There was little time to rest on his laurels. Jackson was desperately needed in Maryland. He would march northward at dawn toward Sharpsburg, and a rendezvous along the banks of the Antietam.

Mort Künstler’s Comments
Anyone that has ever been to Harpers Ferry cannot be unaffected by the scenery. Surrounded by bluffs and the Shenandoah and Potomac Rivers, the landscape is magnificent. But when one enters the town and sees the preserved and restored buildings of the National Park you instantly are transported back to the past. When I learned that nothing had been painted of Harpers Ferry, I knew I would have to paint it.

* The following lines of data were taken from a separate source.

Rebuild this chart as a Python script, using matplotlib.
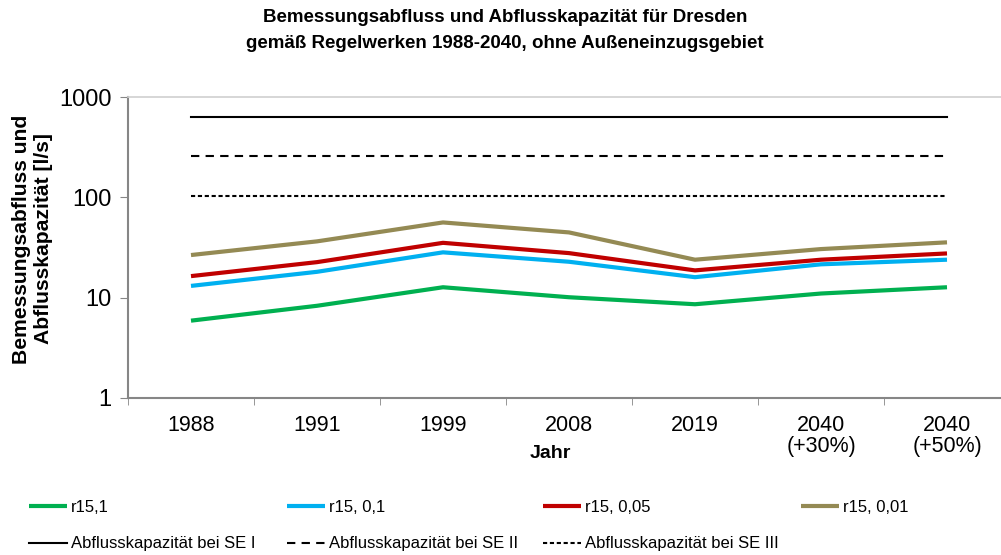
import numpy as np
import matplotlib
matplotlib.use("Agg")
import matplotlib.pyplot as plt

plt.rcParams['font.family'] = ['Liberation Sans', 'DejaVu Sans']

# data (log axis)
jahre = ["1988", "1991", "1999", "2008", "2019", "2040\n(+30%)", "2040\n(+50%)"]
r15_1 = [5.9, 8.3, 12.7, 10.1, 8.6, 11.0, 12.7]
r15_01 = [13.1, 18.1, 28.3, 22.8, 16.0, 21.5, 23.9]
r15_005 = [16.4, 22.6, 35.2, 27.8, 18.7, 23.9, 27.6]
r15_001 = [26.6, 36.4, 56.2, 44.7, 23.9, 30.5, 35.6]
kap_se1 = 625
kap_se2 = 259
kap_se3 = 102

fig = plt.figure(figsize=(10.01, 5.55), dpi=100)
ax = fig.add_axes([128/1001, 1-398/555, 882/1001, 301/555])

x = np.arange(len(jahre))
l_g, = ax.plot(x, r15_1, c="#00B050", lw=3, solid_capstyle="butt")
l_b, = ax.plot(x, r15_01, c="#00B0F0", lw=3, solid_capstyle="butt")
l_r, = ax.plot(x, r15_005, c="#C00000", lw=3, solid_capstyle="butt")
l_o, = ax.plot(x, r15_001, c="#948A54", lw=3, solid_capstyle="butt")
l_s1, = ax.plot(x, [kap_se1]*len(x), c="black", lw=1.5)
l_s2, = ax.plot(x, [kap_se2]*len(x), c="black", lw=1.5, dashes=(4, 3))
l_s3, = ax.plot(x, [kap_se3]*len(x), c="black", lw=1.5, dashes=(2, 1.3))

ax.set_yscale("log")
ax.set_ylim(1, 1000)
ax.set_xlim(-0.5, len(jahre)-0.5)
ax.set_yticks([1, 10, 100, 1000])
ax.set_yticklabels(["1", "10", "100", "1000"], fontsize=17)
ax.yaxis.set_minor_locator(matplotlib.ticker.NullLocator())
ax.tick_params(axis="y", which="major", length=6, color="#868686", pad=6)

ax.set_xticks(x)
ax.set_xticklabels(jahre, fontsize=15.5, va="top", linespacing=1.05)
ax.tick_params(axis="x", which="major", length=0, pad=12)
ax.set_xticks(np.arange(-0.5, len(jahre), 1.0), minor=True)
ax.tick_params(axis="x", which="minor", length=5, color="#868686")

ax.spines["right"].set_visible(False)
ax.spines["left"].set_color("#868686")
ax.spines["bottom"].set_color("#868686")
ax.spines["left"].set_linewidth(1.5)
ax.spines["bottom"].set_linewidth(1.5)
ax.spines["top"].set_color("#D0D0D0")
ax.spines["top"].set_linewidth(1.2)

fig.text(550/1001, 1-453/555, "Jahr", ha="center", va="center",
         fontsize=14, fontweight="bold")
fig.text(505/1001, 1-18/555, "Bemessungsabfluss und Abflusskapazität für Dresden",
         ha="center", va="center", fontsize=13.5, fontweight="bold")
fig.text(505/1001, 1-43/555, "gemäß Regelwerken 1988-2040, ohne Außeneinzugsgebiet",
         ha="center", va="center", fontsize=13.5, fontweight="bold")
fig.text(33/1001, 1-239/555, "Bemessungsabfluss und\nAbflusskapazität [l/s]",
         ha="center", va="center", rotation=90, fontsize=15.2, fontweight="bold",
         linespacing=1.2)

# legend: four columns of equal width like Excel
cols = [([l_g, l_s1], ["r15,1", "Abflusskapazität bei SE I"]),
        ([l_b, l_s2], ["r15, 0,1", "Abflusskapazität bei SE II"]),
        ([l_r, l_s3], ["r15, 0,05", "Abflusskapazität bei SE III"]),
        ([l_o], ["r15, 0,01"])]
xs = [29, 287, 543, 801]
for (h, lab), xp in zip(cols, xs):
    fig.legend(h, lab, loc="upper left", bbox_to_anchor=(xp/1001, 1-500/555),
               frameon=False, fontsize=12, handlelength=2.3, handletextpad=0.2,
               labelspacing=1.28, borderaxespad=0, borderpad=0)

plt.savefig("out.png", dpi=100)
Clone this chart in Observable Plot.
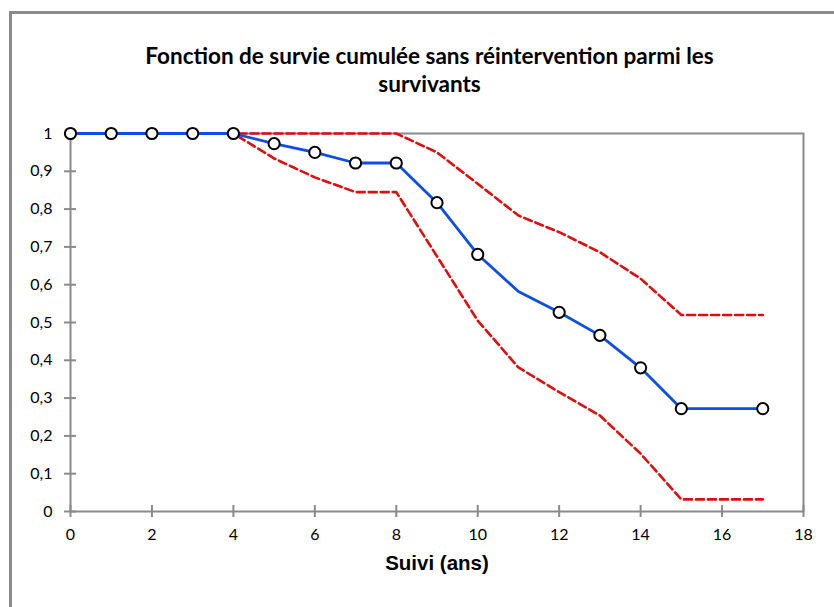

In searching through the history of the town, I found out that the capture of Harpers Ferry by “Stonewall” Jackson on September 15, 1862 had the best possibilities. I wanted to paint the buildings of the town rather than some of the outlying scenic areas, and since Jackson marched through the streets with an entourage that evening, I felt this was the perfect picture opportunity. I could paint one of my favorite personalities within the city and have an interesting lighting effect all in one painting. By looking up Shenandoah Street with Maryland Heights in the background, I was even able to incorporate the scenic bluffs.

“Stonewall” is, naturally, the center of interest riding his favorite mount, “Little Sorrel.” Riding closest to him, on the black horse to the left is Major W.J. Hawkes. Between them, further back and to the immediate left of Jackson, is Major D.B. Bridgeford. At the extreme left of the group is Lt. Col. W. Allan, Chief of Ordnance.

The men lounging around in the streets are some of Jackson’s infantry that occupied Harpers Ferry earlier that day.

Jackson would leave early the next morning for Sharpsburg and that fateful, bloody day on the banks of the Antietam.